That's not what centrism means, Joe
by David Atkins
Joe Lieberman won't be getting an invite to the Democratic national convention, and it appears all of maybe three Democrats are upset about it:
But when Democrats and Republicans gather in Charlotte, N.C., and Tampa, Fla., later this summer, Lieberman will receive less homage than a local councilman. He will be left out of the festivities altogether.
Some Democrats think keeping Lieberman away is a mistake. After all, he served as Al Gore’s running mate in 2000, becoming the first Jewish American to run atop a major party’s ticket.
He also presided for several years as chairman of the Democratic Leadership Council, which helped transform the ideology of the Democratic Party and laid the groundwork for Bill Clinton’s election in 1992...

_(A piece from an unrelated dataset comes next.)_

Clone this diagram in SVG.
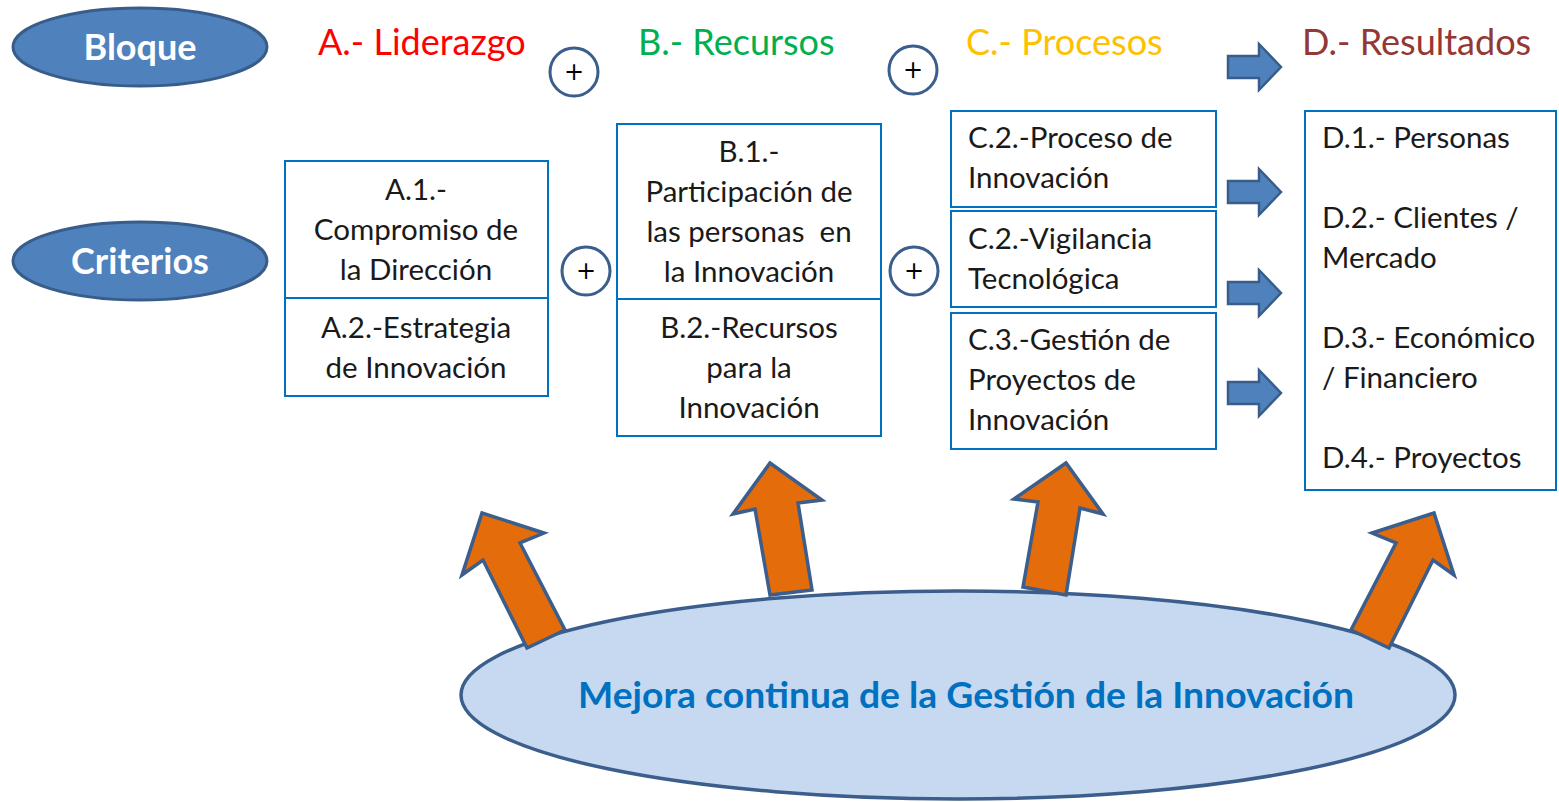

“Joe Lieberman is a victim of polarization. He’s another person cast aside by people who aren’t interested in centrist views,” said Professor Ross K. Baker, a professor of political science at Rutgers University, who has worked as a scholar in residence in the Senate.
Ross Baker should be embarrassed to have been quoted as saying such a ridiculous thing in print. A political scientist should know better.
Joe Lieberman is not a centrist. He is a man who holds some left-leaning positions on social issues and climate change, and extreme right-wing views on invading other countries, slashing social services, banning certain kinds of videogames, and keeping taxes really low on the wealthy. As The Hill notes at the very end of the article:
His vote for Democratic legislation is often more assured than is support from centrists facing tough reelections, although he did vote last week against a Democratic proposal to end the Bush tax rates for income above $250,000.In an election against Gordon Gekko incarnate, Lieberman votes against the very popular position of ending the Bush tax cuts for the wealthy while sitting in a safe blue seat in Connecticut. And there's surprise that he's not part of the Democratic convention where economic populism will be a major theme?
Holding contradictory partisan views doesn't make one a "centrist." Supporting lower taxes on the wealthy while supporting action on climate change isn't "centrist." A hypothetical candidate who wanted to ban abortion entirely while supporting single-payer healthcare wouldn't be a "centrist," either. A centrist is someone who supports milquetoast, inoffensive positions on a variety of issues: say, simplifying the the tax code while raising taxes slightly on just the richest incomes. Or advocating toothless carbon exchanges as a "solution" to climate change. Or decrying abortion but wanting to make it "safe, legal and rare." Or converting welfare programs into work programs.
You know, the mainstream positions of the modern Democratic Party. That's centrism. It's not the voters' fault if centrism has been wholly adopted by one political party while the other sits squarely in crazyville. That's just the breaks.
Politicians like Lieberman who take some centrist positions from the sometime left while advocating other extremist positions from the modern right don't get to claim the mantle of centrism. They're just extremists on a less diverse set of issues. And nobody should be surprised if they don't get an invite to the centrist party's big shindig.
Update: As multiple commenters have pointed out, there's also the simple fact that when Joe lost the Democratic primary, he left the party to stay on as Senator. So he's not a Democrat anymore. Why anyone is surprised that he's not at the Democratic Convention is beyond me.